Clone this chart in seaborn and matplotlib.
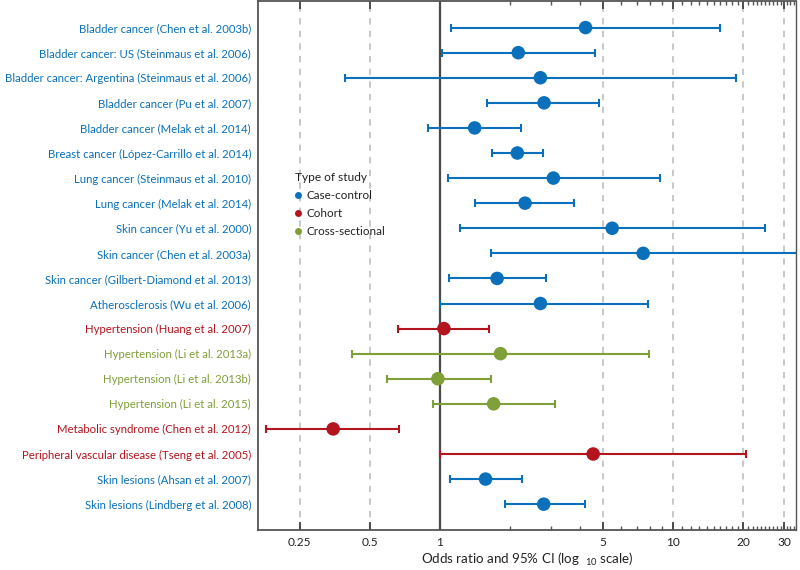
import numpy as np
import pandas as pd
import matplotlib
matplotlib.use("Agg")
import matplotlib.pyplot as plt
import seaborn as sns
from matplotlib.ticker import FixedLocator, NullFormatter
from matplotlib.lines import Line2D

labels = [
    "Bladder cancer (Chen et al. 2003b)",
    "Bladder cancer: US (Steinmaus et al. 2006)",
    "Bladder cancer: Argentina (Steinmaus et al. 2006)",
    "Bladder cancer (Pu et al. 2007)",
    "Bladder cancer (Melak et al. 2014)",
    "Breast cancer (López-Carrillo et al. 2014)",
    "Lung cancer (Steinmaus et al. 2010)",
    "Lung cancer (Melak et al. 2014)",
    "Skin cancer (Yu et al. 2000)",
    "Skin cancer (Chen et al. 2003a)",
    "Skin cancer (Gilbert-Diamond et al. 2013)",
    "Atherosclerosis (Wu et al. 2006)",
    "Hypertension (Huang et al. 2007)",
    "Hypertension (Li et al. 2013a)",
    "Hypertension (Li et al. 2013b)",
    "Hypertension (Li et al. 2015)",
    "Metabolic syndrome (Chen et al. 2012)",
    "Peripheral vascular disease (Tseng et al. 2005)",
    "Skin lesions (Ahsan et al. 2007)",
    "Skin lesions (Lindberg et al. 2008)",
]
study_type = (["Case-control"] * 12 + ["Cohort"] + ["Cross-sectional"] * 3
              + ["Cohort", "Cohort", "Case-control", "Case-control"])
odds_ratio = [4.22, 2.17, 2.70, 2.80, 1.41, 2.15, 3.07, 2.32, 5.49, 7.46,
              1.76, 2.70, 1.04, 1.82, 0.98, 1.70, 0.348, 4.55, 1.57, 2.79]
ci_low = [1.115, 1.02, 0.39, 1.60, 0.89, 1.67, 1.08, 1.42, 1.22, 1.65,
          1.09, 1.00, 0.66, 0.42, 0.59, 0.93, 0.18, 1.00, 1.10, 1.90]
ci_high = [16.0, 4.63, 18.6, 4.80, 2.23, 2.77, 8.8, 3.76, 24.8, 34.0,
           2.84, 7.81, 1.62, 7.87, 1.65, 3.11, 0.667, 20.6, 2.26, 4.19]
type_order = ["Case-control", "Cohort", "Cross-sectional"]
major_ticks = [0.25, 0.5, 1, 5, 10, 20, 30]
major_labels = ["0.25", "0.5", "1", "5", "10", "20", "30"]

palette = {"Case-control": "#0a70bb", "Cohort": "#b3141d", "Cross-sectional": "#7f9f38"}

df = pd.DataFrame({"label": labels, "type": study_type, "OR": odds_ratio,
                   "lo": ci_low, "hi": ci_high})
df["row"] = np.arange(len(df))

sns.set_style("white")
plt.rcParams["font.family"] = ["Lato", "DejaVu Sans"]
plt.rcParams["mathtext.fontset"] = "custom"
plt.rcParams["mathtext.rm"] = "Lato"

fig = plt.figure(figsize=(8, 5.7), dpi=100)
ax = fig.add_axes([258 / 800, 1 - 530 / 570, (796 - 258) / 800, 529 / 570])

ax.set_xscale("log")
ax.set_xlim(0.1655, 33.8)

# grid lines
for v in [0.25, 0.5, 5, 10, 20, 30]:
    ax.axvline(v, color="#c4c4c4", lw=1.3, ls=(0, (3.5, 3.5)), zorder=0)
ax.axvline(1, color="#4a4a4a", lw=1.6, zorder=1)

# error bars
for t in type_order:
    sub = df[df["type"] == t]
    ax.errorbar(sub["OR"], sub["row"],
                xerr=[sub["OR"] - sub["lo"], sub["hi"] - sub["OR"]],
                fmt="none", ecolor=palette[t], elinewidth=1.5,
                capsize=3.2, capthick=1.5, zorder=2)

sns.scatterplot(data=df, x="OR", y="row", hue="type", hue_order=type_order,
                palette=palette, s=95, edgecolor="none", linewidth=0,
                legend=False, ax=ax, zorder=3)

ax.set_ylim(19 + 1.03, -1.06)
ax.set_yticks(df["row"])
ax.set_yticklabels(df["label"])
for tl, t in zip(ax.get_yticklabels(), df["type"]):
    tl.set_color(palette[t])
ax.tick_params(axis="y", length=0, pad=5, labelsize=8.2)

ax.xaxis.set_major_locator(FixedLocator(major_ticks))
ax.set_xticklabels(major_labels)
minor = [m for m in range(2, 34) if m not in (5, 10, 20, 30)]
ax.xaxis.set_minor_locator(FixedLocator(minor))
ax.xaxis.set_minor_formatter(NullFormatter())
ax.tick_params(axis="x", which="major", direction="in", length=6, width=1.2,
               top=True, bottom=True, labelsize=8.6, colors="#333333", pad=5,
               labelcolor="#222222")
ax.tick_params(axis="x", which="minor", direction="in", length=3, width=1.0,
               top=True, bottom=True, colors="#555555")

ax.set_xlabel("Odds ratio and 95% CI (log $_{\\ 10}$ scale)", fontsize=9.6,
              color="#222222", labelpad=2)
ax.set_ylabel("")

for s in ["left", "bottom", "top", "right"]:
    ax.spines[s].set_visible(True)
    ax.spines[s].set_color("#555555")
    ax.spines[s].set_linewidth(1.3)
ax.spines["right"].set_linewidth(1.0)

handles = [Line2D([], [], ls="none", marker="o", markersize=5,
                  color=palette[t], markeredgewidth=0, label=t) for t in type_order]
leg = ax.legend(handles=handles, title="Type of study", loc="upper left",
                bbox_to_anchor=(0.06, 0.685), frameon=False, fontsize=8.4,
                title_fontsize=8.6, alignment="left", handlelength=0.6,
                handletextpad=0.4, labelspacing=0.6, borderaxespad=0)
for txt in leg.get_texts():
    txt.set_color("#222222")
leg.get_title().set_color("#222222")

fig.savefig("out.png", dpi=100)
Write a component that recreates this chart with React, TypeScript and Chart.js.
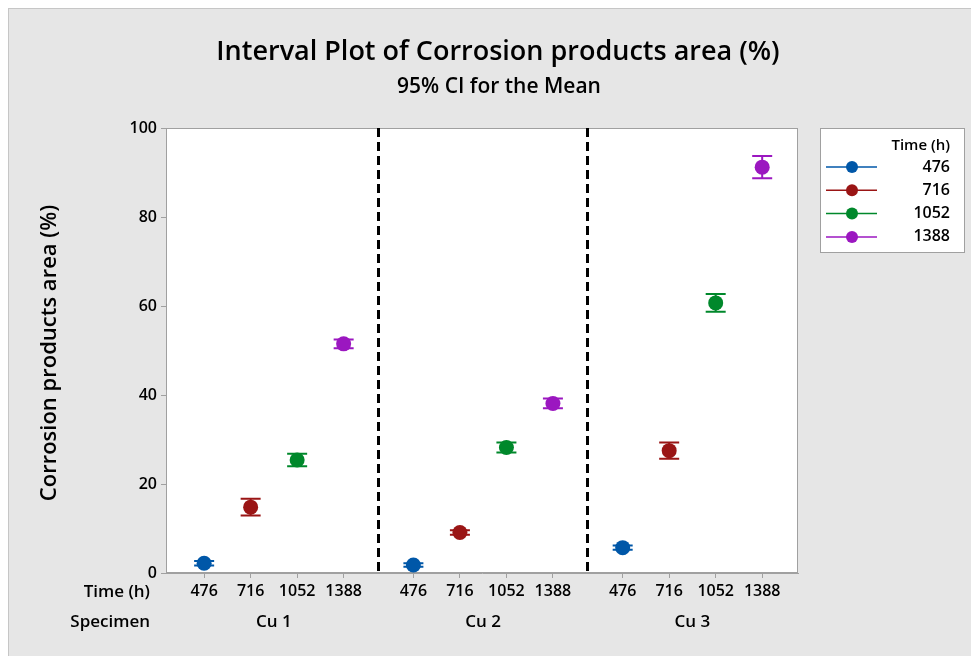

--- --- ---

**What you are asked to do**
Output each line exactly; omit every picture.

**Exercise answer**
Clone this chart in seaborn and matplotlib.
import numpy as np
import pandas as pd
import matplotlib
matplotlib.use("Agg")
import matplotlib.pyplot as plt
import seaborn as sns
from matplotlib.ticker import FixedLocator, NullFormatter
from matplotlib.lines import Line2D

labels = [
    "Bladder cancer (Chen et al. 2003b)",
    "Bladder cancer: US (Steinmaus et al. 2006)",
    "Bladder cancer: Argentina (Steinmaus et al. 2006)",
    "Bladder cancer (Pu et al. 2007)",
    "Bladder cancer (Melak et al. 2014)",
    "Breast cancer (López-Carrillo et al. 2014)",
    "Lung cancer (Steinmaus et al. 2010)",
    "Lung cancer (Melak et al. 2014)",
    "Skin cancer (Yu et al. 2000)",
    "Skin cancer (Chen et al. 2003a)",
    "Skin cancer (Gilbert-Diamond et al. 2013)",
    "Atherosclerosis (Wu et al. 2006)",
    "Hypertension (Huang et al. 2007)",
    "Hypertension (Li et al. 2013a)",
    "Hypertension (Li et al. 2013b)",
    "Hypertension (Li et al. 2015)",
    "Metabolic syndrome (Chen et al. 2012)",
    "Peripheral vascular disease (Tseng et al. 2005)",
    "Skin lesions (Ahsan et al. 2007)",
    "Skin lesions (Lindberg et al. 2008)",
]
study_type = (["Case-control"] * 12 + ["Cohort"] + ["Cross-sectional"] * 3
              + ["Cohort", "Cohort", "Case-control", "Case-control"])
odds_ratio = [4.22, 2.17, 2.70, 2.80, 1.41, 2.15, 3.07, 2.32, 5.49, 7.46,
              1.76, 2.70, 1.04, 1.82, 0.98, 1.70, 0.348, 4.55, 1.57, 2.79]
ci_low = [1.115, 1.02, 0.39, 1.60, 0.89, 1.67, 1.08, 1.42, 1.22, 1.65,
          1.09, 1.00, 0.66, 0.42, 0.59, 0.93, 0.18, 1.00, 1.10, 1.90]
ci_high = [16.0, 4.63, 18.6, 4.80, 2.23, 2.77, 8.8, 3.76, 24.8, 34.0,
           2.84, 7.81, 1.62, 7.87, 1.65, 3.11, 0.667, 20.6, 2.26, 4.19]
type_order = ["Case-control", "Cohort", "Cross-sectional"]
major_ticks = [0.25, 0.5, 1, 5, 10, 20, 30]
major_labels = ["0.25", "0.5", "1", "5", "10", "20", "30"]

palette = {"Case-control": "#0a70bb", "Cohort": "#b3141d", "Cross-sectional": "#7f9f38"}

df = pd.DataFrame({"label": labels, "type": study_type, "OR": odds_ratio,
                   "lo": ci_low, "hi": ci_high})
df["row"] = np.arange(len(df))

sns.set_style("white")
plt.rcParams["font.family"] = ["Lato", "DejaVu Sans"]
plt.rcParams["mathtext.fontset"] = "custom"
plt.rcParams["mathtext.rm"] = "Lato"

fig = plt.figure(figsize=(8, 5.7), dpi=100)
ax = fig.add_axes([258 / 800, 1 - 530 / 570, (796 - 258) / 800, 529 / 570])

ax.set_xscale("log")
ax.set_xlim(0.1655, 33.8)

# grid lines
for v in [0.25, 0.5, 5, 10, 20, 30]:
    ax.axvline(v, color="#c4c4c4", lw=1.3, ls=(0, (3.5, 3.5)), zorder=0)
ax.axvline(1, color="#4a4a4a", lw=1.6, zorder=1)

# error bars
for t in type_order:
    sub = df[df["type"] == t]
    ax.errorbar(sub["OR"], sub["row"],
                xerr=[sub["OR"] - sub["lo"], sub["hi"] - sub["OR"]],
                fmt="none", ecolor=palette[t], elinewidth=1.5,
                capsize=3.2, capthick=1.5, zorder=2)

sns.scatterplot(data=df, x="OR", y="row", hue="type", hue_order=type_order,
                palette=palette, s=95, edgecolor="none", linewidth=0,
                legend=False, ax=ax, zorder=3)

ax.set_ylim(19 + 1.03, -1.06)
ax.set_yticks(df["row"])
ax.set_yticklabels(df["label"])
for tl, t in zip(ax.get_yticklabels(), df["type"]):
    tl.set_color(palette[t])
ax.tick_params(axis="y", length=0, pad=5, labelsize=8.2)

ax.xaxis.set_major_locator(FixedLocator(major_ticks))
ax.set_xticklabels(major_labels)
minor = [m for m in range(2, 34) if m not in (5, 10, 20, 30)]
ax.xaxis.set_minor_locator(FixedLocator(minor))
ax.xaxis.set_minor_formatter(NullFormatter())
ax.tick_params(axis="x", which="major", direction="in", length=6, width=1.2,
               top=True, bottom=True, labelsize=8.6, colors="#333333", pad=5,
               labelcolor="#222222")
ax.tick_params(axis="x", which="minor", direction="in", length=3, width=1.0,
               top=True, bottom=True, colors="#555555")

ax.set_xlabel("Odds ratio and 95% CI (log $_{\\ 10}$ scale)", fontsize=9.6,
              color="#222222", labelpad=2)
ax.set_ylabel("")

for s in ["left", "bottom", "top", "right"]:
    ax.spines[s].set_visible(True)
    ax.spines[s].set_color("#555555")
    ax.spines[s].set_linewidth(1.3)
ax.spines["right"].set_linewidth(1.0)

handles = [Line2D([], [], ls="none", marker="o", markersize=5,
                  color=palette[t], markeredgewidth=0, label=t) for t in type_order]
leg = ax.legend(handles=handles, title="Type of study", loc="upper left",
                bbox_to_anchor=(0.06, 0.685), frameon=False, fontsize=8.4,
                title_fontsize=8.6, alignment="left", handlelength=0.6,
                handletextpad=0.4, labelspacing=0.6, borderaxespad=0)
for txt in leg.get_texts():
    txt.set_color("#222222")
leg.get_title().set_color("#222222")

fig.savefig("out.png", dpi=100)
Write a component that recreates this chart with React, TypeScript and Chart.js.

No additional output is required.